Which lines fall between the line holding "Output the Python" and the line holding "from matplotlib.patches import Rectangle", inclusive? Retype them exactly, without the pictures, and add nothing else.

Excerpted data:

########

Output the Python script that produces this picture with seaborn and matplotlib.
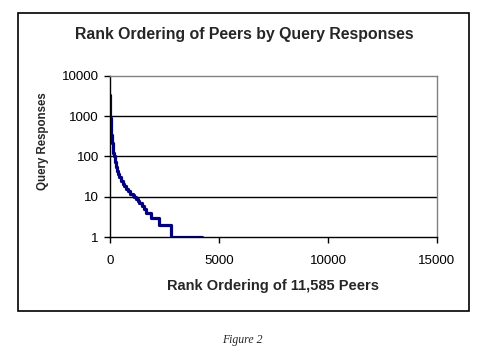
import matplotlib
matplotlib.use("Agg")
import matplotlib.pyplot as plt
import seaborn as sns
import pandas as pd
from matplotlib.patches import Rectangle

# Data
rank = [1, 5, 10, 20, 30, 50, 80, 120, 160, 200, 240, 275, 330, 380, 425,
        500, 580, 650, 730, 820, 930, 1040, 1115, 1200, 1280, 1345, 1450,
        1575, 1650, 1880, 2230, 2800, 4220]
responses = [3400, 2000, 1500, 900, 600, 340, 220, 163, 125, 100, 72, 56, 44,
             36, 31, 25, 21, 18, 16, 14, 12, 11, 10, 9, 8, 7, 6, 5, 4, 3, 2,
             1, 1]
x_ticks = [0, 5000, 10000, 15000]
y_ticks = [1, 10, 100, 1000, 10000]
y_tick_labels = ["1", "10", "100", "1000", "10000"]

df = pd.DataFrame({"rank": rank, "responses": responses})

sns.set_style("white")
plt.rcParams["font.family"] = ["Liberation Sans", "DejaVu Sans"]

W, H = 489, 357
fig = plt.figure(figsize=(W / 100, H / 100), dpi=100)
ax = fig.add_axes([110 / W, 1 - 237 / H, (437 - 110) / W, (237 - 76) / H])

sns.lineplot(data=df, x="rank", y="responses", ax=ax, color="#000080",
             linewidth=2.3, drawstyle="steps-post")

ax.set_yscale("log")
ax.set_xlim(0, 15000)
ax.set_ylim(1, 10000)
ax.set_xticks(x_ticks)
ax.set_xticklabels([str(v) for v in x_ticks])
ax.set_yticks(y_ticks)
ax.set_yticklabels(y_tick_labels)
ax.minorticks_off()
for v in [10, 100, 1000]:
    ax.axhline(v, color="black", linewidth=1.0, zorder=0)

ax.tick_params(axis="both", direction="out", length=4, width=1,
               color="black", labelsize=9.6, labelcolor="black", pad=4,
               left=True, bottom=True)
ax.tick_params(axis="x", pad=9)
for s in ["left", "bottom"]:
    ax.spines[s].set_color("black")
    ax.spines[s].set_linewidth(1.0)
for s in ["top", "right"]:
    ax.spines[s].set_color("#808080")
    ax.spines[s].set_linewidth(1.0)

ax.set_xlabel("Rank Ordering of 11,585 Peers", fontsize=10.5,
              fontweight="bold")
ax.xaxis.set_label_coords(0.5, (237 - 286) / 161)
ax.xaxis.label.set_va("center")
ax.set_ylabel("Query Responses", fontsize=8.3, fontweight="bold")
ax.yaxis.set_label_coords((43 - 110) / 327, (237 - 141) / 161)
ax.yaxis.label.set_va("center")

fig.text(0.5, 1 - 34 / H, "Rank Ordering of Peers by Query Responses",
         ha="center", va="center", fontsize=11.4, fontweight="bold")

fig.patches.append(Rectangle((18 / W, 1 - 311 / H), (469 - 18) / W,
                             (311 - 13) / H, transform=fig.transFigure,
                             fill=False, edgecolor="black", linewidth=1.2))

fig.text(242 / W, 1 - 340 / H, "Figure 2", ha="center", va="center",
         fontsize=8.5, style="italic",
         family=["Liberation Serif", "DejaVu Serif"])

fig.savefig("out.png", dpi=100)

########

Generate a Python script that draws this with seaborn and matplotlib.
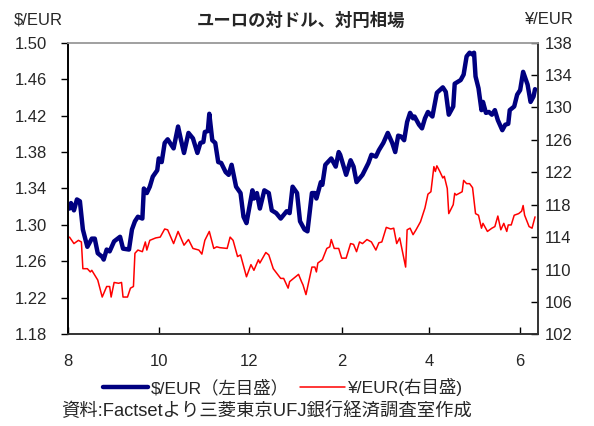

########

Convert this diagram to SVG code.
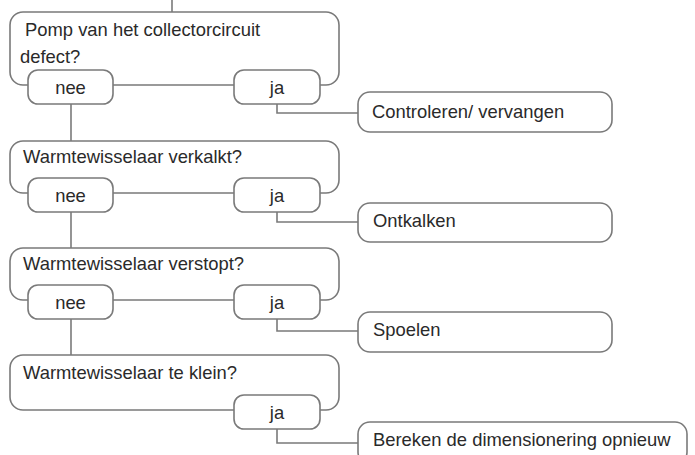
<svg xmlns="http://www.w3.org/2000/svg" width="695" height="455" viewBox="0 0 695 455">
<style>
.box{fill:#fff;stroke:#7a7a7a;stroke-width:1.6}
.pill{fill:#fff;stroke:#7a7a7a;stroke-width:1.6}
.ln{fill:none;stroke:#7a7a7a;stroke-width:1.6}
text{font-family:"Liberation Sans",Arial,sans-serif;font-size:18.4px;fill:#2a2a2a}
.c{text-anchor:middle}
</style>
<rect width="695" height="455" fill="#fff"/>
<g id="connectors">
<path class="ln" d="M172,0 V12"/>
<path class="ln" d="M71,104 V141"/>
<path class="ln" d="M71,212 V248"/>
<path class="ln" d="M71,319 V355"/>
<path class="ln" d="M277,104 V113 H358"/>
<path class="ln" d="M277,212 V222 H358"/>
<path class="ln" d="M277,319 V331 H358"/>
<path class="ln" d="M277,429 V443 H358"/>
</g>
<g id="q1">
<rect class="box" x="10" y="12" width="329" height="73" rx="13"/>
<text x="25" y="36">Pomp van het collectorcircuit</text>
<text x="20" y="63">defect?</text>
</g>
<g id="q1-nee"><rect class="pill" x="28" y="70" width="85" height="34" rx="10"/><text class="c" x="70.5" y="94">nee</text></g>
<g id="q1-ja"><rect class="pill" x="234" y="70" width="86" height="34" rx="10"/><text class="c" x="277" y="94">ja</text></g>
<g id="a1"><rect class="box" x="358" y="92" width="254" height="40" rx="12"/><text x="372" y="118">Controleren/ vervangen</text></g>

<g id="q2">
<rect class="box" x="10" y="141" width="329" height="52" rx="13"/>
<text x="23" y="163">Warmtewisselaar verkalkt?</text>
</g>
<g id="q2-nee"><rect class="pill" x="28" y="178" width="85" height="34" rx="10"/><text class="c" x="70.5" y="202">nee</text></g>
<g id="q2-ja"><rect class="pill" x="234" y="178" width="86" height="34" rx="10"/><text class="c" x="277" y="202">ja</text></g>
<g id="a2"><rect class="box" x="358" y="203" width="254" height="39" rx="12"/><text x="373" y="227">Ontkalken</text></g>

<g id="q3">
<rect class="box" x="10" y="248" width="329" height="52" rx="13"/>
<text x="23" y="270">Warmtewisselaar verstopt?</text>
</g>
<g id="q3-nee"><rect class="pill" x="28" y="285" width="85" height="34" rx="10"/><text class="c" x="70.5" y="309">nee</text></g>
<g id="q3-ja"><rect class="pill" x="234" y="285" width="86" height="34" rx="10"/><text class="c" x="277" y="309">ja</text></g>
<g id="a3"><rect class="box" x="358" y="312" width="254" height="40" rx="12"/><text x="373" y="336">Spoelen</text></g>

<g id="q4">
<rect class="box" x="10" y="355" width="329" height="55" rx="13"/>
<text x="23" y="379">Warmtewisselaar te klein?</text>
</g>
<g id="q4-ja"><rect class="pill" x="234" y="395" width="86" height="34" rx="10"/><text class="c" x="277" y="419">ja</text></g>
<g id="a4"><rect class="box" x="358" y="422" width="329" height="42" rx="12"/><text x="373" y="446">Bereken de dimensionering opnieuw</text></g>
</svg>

########

Task solution:
Output the Python script that produces this picture with seaborn and matplotlib.
import matplotlib
matplotlib.use("Agg")
import matplotlib.pyplot as plt
import seaborn as sns
import pandas as pd
from matplotlib.patches import Rectangle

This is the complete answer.